- Born: April 3, 1923 Cambridge, Massachusetts, U.S.
- Died: November 4, 2000 (aged 77) Berkeley, California, U.S.
- Education: Harvard University, University of Chicago
- Known for: Discovery of excess meteoritic ^{129}Xe
- Awards: John Price Wetherill Medal (1965) J. Lawrence Smith Medal (1967) Leonard Medal (1973)
- Scientific career
- Fields: Geophysics
- Workplaces: University of Chicago, University of California, Berkeley
- Doctoral advisor: Mark Inghram

= John Reynolds (physicist) =

John Hamilton Reynolds (April 3, 1923 – November 4, 2000) was an American physicist and a specialist in mass spectrometry.

==Life==
John H. Reynolds was born in Cambridge, Massachusetts. He studied first at Harvard University and, after serving in the Navy during World War II, at the University of Chicago. There, he was influenced by his Ph.D. thesis advisor Mark Inghram and by two other famous physicists, Harold Urey and Enrico Fermi. He specialized in mass spectrometry and utilized this method to determine isotope ratios needed for the radiometric dating of geologically and cosmologically relevant samples.

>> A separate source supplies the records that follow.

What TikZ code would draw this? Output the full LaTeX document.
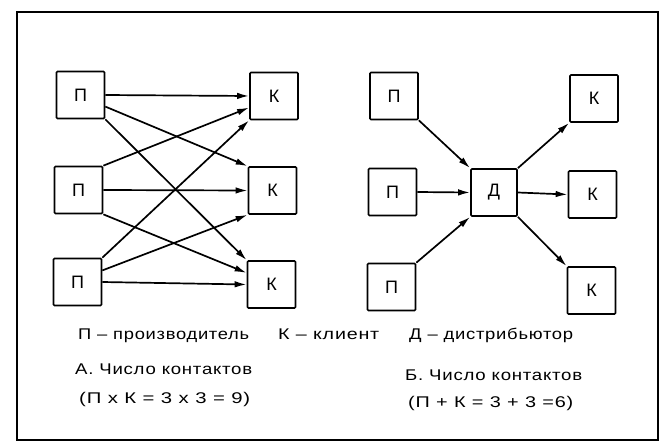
\documentclass[tikz,border=0pt]{standalone}
\usepackage{fontspec}
\setmainfont{Liberation Sans}
\newfontfamily\lblfont[LetterSpace=4]{Liberation Sans}
\usetikzlibrary{arrows.meta}
\newcommand\fitw[2]{\resizebox{#1pt}{\height}{#2}}
\begin{document}
\begin{tikzpicture}[x=1pt,y=-1pt,
  box/.style={draw, line width=1.7pt, minimum width=48pt, minimum height=47pt,
    inner sep=0pt, rounded corners=1pt, font=\fontsize{18}{18}\selectfont},
  link/.style={line width=1.7pt, -{Latex[length=12pt,width=6.5pt]}},
  lbl/.style={anchor=base west, inner sep=0pt, font=\lblfont\fontsize{15.5}{15.5}\selectfont},
  frame/.style={draw, line width=1.8pt}]
\useasboundingbox (0,0) rectangle (661,444);
\draw[frame] (17,12) rectangle (658,440);

% left diagram
\node[box] (p1) at (80.5,95) {П};
\node[box] (p2) at (78.5,190) {П};
\node[box] (p3) at (77.5,282) {П};
\node[box] (k1) at (274,96) {К};
\node[box] (k2) at (272.5,190.5) {К};
\node[box] (k3) at (271.5,284.5) {К};

\draw[link] (p1.east) -- (k1.west);
\draw[link] (p1.-25) -- (k2.north west);
\draw[link] (p1.south east) -- (k3.north west);
\draw[link] (p2.north east) -- (k1.-155);
\draw[link] (p2.east) -- (k2.west);
\draw[link] (p2.south east) -- (k3.155);
\draw[link] (p3.north east) -- (k1.south west);
\draw[link] (p3.25) -- (k2.south west);
\draw[link] (p3.east) -- (k3.west);

% right diagram
\node[box] (q1) at (394,96) {П};
\node[box] (q2) at (392.5,192) {П};
\node[box] (q3) at (391.5,287) {П};
\node[box, minimum width=46pt] (d) at (494,192.5) {Д};
\node[box] (c1) at (594,98.5) {К};
\node[box] (c2) at (592.5,194.5) {К};
\node[box] (c3) at (591.5,290.5) {К};

\draw[link] (q1.south east) -- (d.north west);
\draw[link] (q2.east) -- (d.west);
\draw[link] (q3.north east) -- (d.south west);
\draw[link] (d.north east) -- (c1.south west);
\draw[link] (d.east) -- (c2.west);
\draw[link] (d.south east) -- (c3.north west);

% labels
\node[lbl] (t1) at (78,339) {\fitw{171}{П – производитель}};
\node[lbl] (t2) at (278,339) {\fitw{101}{К – клиент}};
\node[lbl] (t3) at (409,339) {\fitw{164}{Д – дистрибьютор}};
\node[lbl] (a1) at (75,374) {\fitw{177}{А. Число контактов}};
\node[lbl] (a2) at (79,403) {\fitw{171}{(П x К = 3 x 3 = 9)}};
\node[lbl] (b1) at (405,380) {\fitw{177}{Б. Число контактов}};
\node[lbl] (b2) at (408,407) {\fitw{165}{(П + К = 3 + 3 =6)}};
\end{tikzpicture}
\end{document}
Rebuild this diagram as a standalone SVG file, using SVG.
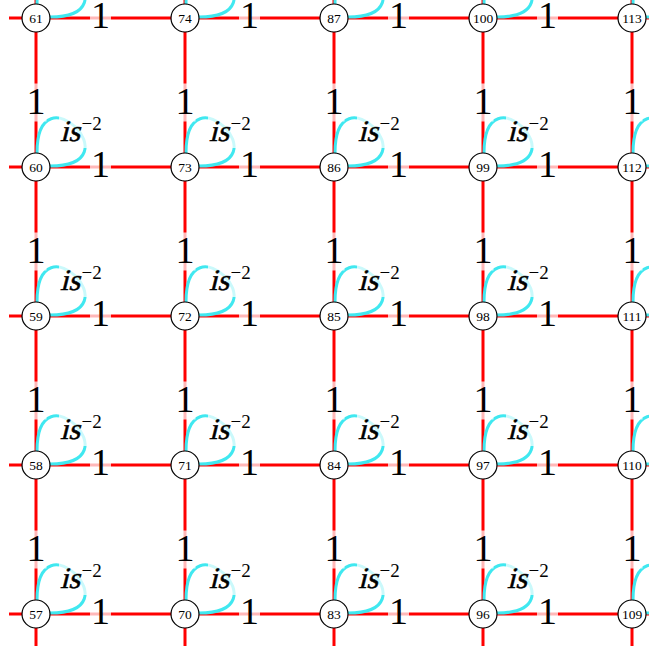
<svg xmlns="http://www.w3.org/2000/svg" xmlns:xlink="http://www.w3.org/1999/xlink" width="649" height="646" viewBox="0 0 649 646">
<style>
.e{stroke:#ff0000;stroke-width:3;fill:none}
.lp{stroke:#40e8f0;stroke-width:3;fill:none}
.bg{fill:#ffffff;fill-opacity:0.72}
.one{font-family:"Liberation Serif","Times New Roman",serif;font-size:38px;text-anchor:middle;fill:#000}
.ls{font-family:"Liberation Serif","Times New Roman",serif;font-size:30px;fill:#000;stroke:#000;stroke-width:0.5}
.sup{font-family:"Liberation Serif","Times New Roman",serif;font-size:19px;fill:#000}
.nd circle{fill:#fff;stroke:#000;stroke-width:1.2}
.nd text{font-family:"Liberation Serif","Times New Roman",serif;font-size:13.5px;text-anchor:middle;fill:#000}
</style>
<defs>
<path id="loop" class="lp" d="M1,-14 C1,-100 100,-1 14,-1"/>
<g id="looplabel"><rect class="bg" x="23" y="-53" width="44" height="34"/><g transform="translate(24,-26) skewX(-14)"><text class="ls" x="0" y="0">is</text></g><text class="sup" x="45.5" y="-37">−2</text></g>
<g id="hl"><rect class="bg" x="-10.5" y="-30" width="21" height="38"/><text class="one" x="0" y="0">1</text></g>
</defs>
<g id="connectors">
<g id="edges">
<line class="e" x1="9" y1="18" x2="649" y2="18"/>
<line class="e" x1="9" y1="167" x2="649" y2="167"/>
<line class="e" x1="9" y1="316" x2="649" y2="316"/>
<line class="e" x1="9" y1="465" x2="649" y2="465"/>
<line class="e" x1="9" y1="614" x2="649" y2="614"/>
<line class="e" x1="36" y1="0" x2="36" y2="646"/>
<line class="e" x1="185" y1="0" x2="185" y2="646"/>
<line class="e" x1="334" y1="0" x2="334" y2="646"/>
<line class="e" x1="483" y1="0" x2="483" y2="646"/>
<line class="e" x1="632" y1="0" x2="632" y2="646"/>
</g>
<g id="loops">
<use xlink:href="#loop" x="36" y="18"/><use xlink:href="#loop" x="36" y="167"/><use xlink:href="#loop" x="36" y="316"/><use xlink:href="#loop" x="36" y="465"/><use xlink:href="#loop" x="36" y="614"/>
<use xlink:href="#loop" x="185" y="18"/><use xlink:href="#loop" x="185" y="167"/><use xlink:href="#loop" x="185" y="316"/><use xlink:href="#loop" x="185" y="465"/><use xlink:href="#loop" x="185" y="614"/>
<use xlink:href="#loop" x="334" y="18"/><use xlink:href="#loop" x="334" y="167"/><use xlink:href="#loop" x="334" y="316"/><use xlink:href="#loop" x="334" y="465"/><use xlink:href="#loop" x="334" y="614"/>
<use xlink:href="#loop" x="483" y="18"/><use xlink:href="#loop" x="483" y="167"/><use xlink:href="#loop" x="483" y="316"/><use xlink:href="#loop" x="483" y="465"/><use xlink:href="#loop" x="483" y="614"/>
<use xlink:href="#loop" x="632" y="18"/><use xlink:href="#loop" x="632" y="167"/><use xlink:href="#loop" x="632" y="316"/><use xlink:href="#loop" x="632" y="465"/><use xlink:href="#loop" x="632" y="614"/>
</g>
<g id="loop-labels">
<use xlink:href="#looplabel" x="36" y="18"/><use xlink:href="#looplabel" x="36" y="167"/><use xlink:href="#looplabel" x="36" y="316"/><use xlink:href="#looplabel" x="36" y="465"/><use xlink:href="#looplabel" x="36" y="614"/>
<use xlink:href="#looplabel" x="185" y="18"/><use xlink:href="#looplabel" x="185" y="167"/><use xlink:href="#looplabel" x="185" y="316"/><use xlink:href="#looplabel" x="185" y="465"/><use xlink:href="#looplabel" x="185" y="614"/>
<use xlink:href="#looplabel" x="334" y="18"/><use xlink:href="#looplabel" x="334" y="167"/><use xlink:href="#looplabel" x="334" y="316"/><use xlink:href="#looplabel" x="334" y="465"/><use xlink:href="#looplabel" x="334" y="614"/>
<use xlink:href="#looplabel" x="483" y="18"/><use xlink:href="#looplabel" x="483" y="167"/><use xlink:href="#looplabel" x="483" y="316"/><use xlink:href="#looplabel" x="483" y="465"/><use xlink:href="#looplabel" x="483" y="614"/>
</g>
<g id="edge-labels">
<use xlink:href="#hl" x="100.5" y="28"/><use xlink:href="#hl" x="249.5" y="28"/><use xlink:href="#hl" x="398.5" y="28"/><use xlink:href="#hl" x="547.5" y="28"/>
<use xlink:href="#hl" x="100.5" y="177"/><use xlink:href="#hl" x="249.5" y="177"/><use xlink:href="#hl" x="398.5" y="177"/><use xlink:href="#hl" x="547.5" y="177"/>
<use xlink:href="#hl" x="100.5" y="326"/><use xlink:href="#hl" x="249.5" y="326"/><use xlink:href="#hl" x="398.5" y="326"/><use xlink:href="#hl" x="547.5" y="326"/>
<use xlink:href="#hl" x="100.5" y="475"/><use xlink:href="#hl" x="249.5" y="475"/><use xlink:href="#hl" x="398.5" y="475"/><use xlink:href="#hl" x="547.5" y="475"/>
<use xlink:href="#hl" x="100.5" y="624"/><use xlink:href="#hl" x="249.5" y="624"/><use xlink:href="#hl" x="398.5" y="624"/><use xlink:href="#hl" x="547.5" y="624"/>
<use xlink:href="#hl" x="36" y="113.5"/><use xlink:href="#hl" x="36" y="262.5"/><use xlink:href="#hl" x="36" y="411.5"/><use xlink:href="#hl" x="36" y="560.5"/>
<use xlink:href="#hl" x="185" y="113.5"/><use xlink:href="#hl" x="185" y="262.5"/><use xlink:href="#hl" x="185" y="411.5"/><use xlink:href="#hl" x="185" y="560.5"/>
<use xlink:href="#hl" x="334" y="113.5"/><use xlink:href="#hl" x="334" y="262.5"/><use xlink:href="#hl" x="334" y="411.5"/><use xlink:href="#hl" x="334" y="560.5"/>
<use xlink:href="#hl" x="483" y="113.5"/><use xlink:href="#hl" x="483" y="262.5"/><use xlink:href="#hl" x="483" y="411.5"/><use xlink:href="#hl" x="483" y="560.5"/>
<use xlink:href="#hl" x="632" y="113.5"/><use xlink:href="#hl" x="632" y="262.5"/><use xlink:href="#hl" x="632" y="411.5"/><use xlink:href="#hl" x="632" y="560.5"/>
</g>
</g>
<g id="n61" class="nd"><circle cx="36" cy="18" r="14"/><text x="36" y="22.5">61</text></g>
<g id="n60" class="nd"><circle cx="36" cy="167" r="14"/><text x="36" y="171.5">60</text></g>
<g id="n59" class="nd"><circle cx="36" cy="316" r="14"/><text x="36" y="320.5">59</text></g>
<g id="n58" class="nd"><circle cx="36" cy="465" r="14"/><text x="36" y="469.5">58</text></g>
<g id="n57" class="nd"><circle cx="36" cy="614" r="14"/><text x="36" y="618.5">57</text></g>
<g id="n74" class="nd"><circle cx="185" cy="18" r="14"/><text x="185" y="22.5">74</text></g>
<g id="n73" class="nd"><circle cx="185" cy="167" r="14"/><text x="185" y="171.5">73</text></g>
<g id="n72" class="nd"><circle cx="185" cy="316" r="14"/><text x="185" y="320.5">72</text></g>
<g id="n71" class="nd"><circle cx="185" cy="465" r="14"/><text x="185" y="469.5">71</text></g>
<g id="n70" class="nd"><circle cx="185" cy="614" r="14"/><text x="185" y="618.5">70</text></g>
<g id="n87" class="nd"><circle cx="334" cy="18" r="14"/><text x="334" y="22.5">87</text></g>
<g id="n86" class="nd"><circle cx="334" cy="167" r="14"/><text x="334" y="171.5">86</text></g>
<g id="n85" class="nd"><circle cx="334" cy="316" r="14"/><text x="334" y="320.5">85</text></g>
<g id="n84" class="nd"><circle cx="334" cy="465" r="14"/><text x="334" y="469.5">84</text></g>
<g id="n83" class="nd"><circle cx="334" cy="614" r="14"/><text x="334" y="618.5">83</text></g>
<g id="n100" class="nd"><circle cx="483" cy="18" r="14"/><text x="483" y="22.5">100</text></g>
<g id="n99" class="nd"><circle cx="483" cy="167" r="14"/><text x="483" y="171.5">99</text></g>
<g id="n98" class="nd"><circle cx="483" cy="316" r="14"/><text x="483" y="320.5">98</text></g>
<g id="n97" class="nd"><circle cx="483" cy="465" r="14"/><text x="483" y="469.5">97</text></g>
<g id="n96" class="nd"><circle cx="483" cy="614" r="14"/><text x="483" y="618.5">96</text></g>
<g id="n113" class="nd"><circle cx="632" cy="18" r="14"/><text x="632" y="22.5">113</text></g>
<g id="n112" class="nd"><circle cx="632" cy="167" r="14"/><text x="632" y="171.5">112</text></g>
<g id="n111" class="nd"><circle cx="632" cy="316" r="14"/><text x="632" y="320.5">111</text></g>
<g id="n110" class="nd"><circle cx="632" cy="465" r="14"/><text x="632" y="469.5">110</text></g>
<g id="n109" class="nd"><circle cx="632" cy="614" r="14"/><text x="632" y="618.5">109</text></g>
</svg>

In 1950 he was appointed as professor to the University of California, Berkeley where he continued his research on isotope ratios in meteorites, leading to the discovery in 1960 that the Richardton meteorite and other meteorites had an excess of xenon-129, thought to be a result of the beta decay of iodine-129 in the early Solar System. He was helped by a new all-glass spectrometer that he had designed, which allowed gas samples to be run through it multiple times, helping to increase the odds of detection and alleviate the low sensitivity problems plaguing earlier attempts by other researchers on other meteorites. Unlike many scientific discoveries, the significance of the discovery was well and widely understood at the time.

His improvement of potassium-argon dating was also adopted by several institutions.

Reynolds was a Guggenheim Fellow for the academic years 1956–1957 and 1986–1987. He was elected to the National Academy of Sciences in 1968. He died of pneumonia on November 4, 2000, in Berkeley, California.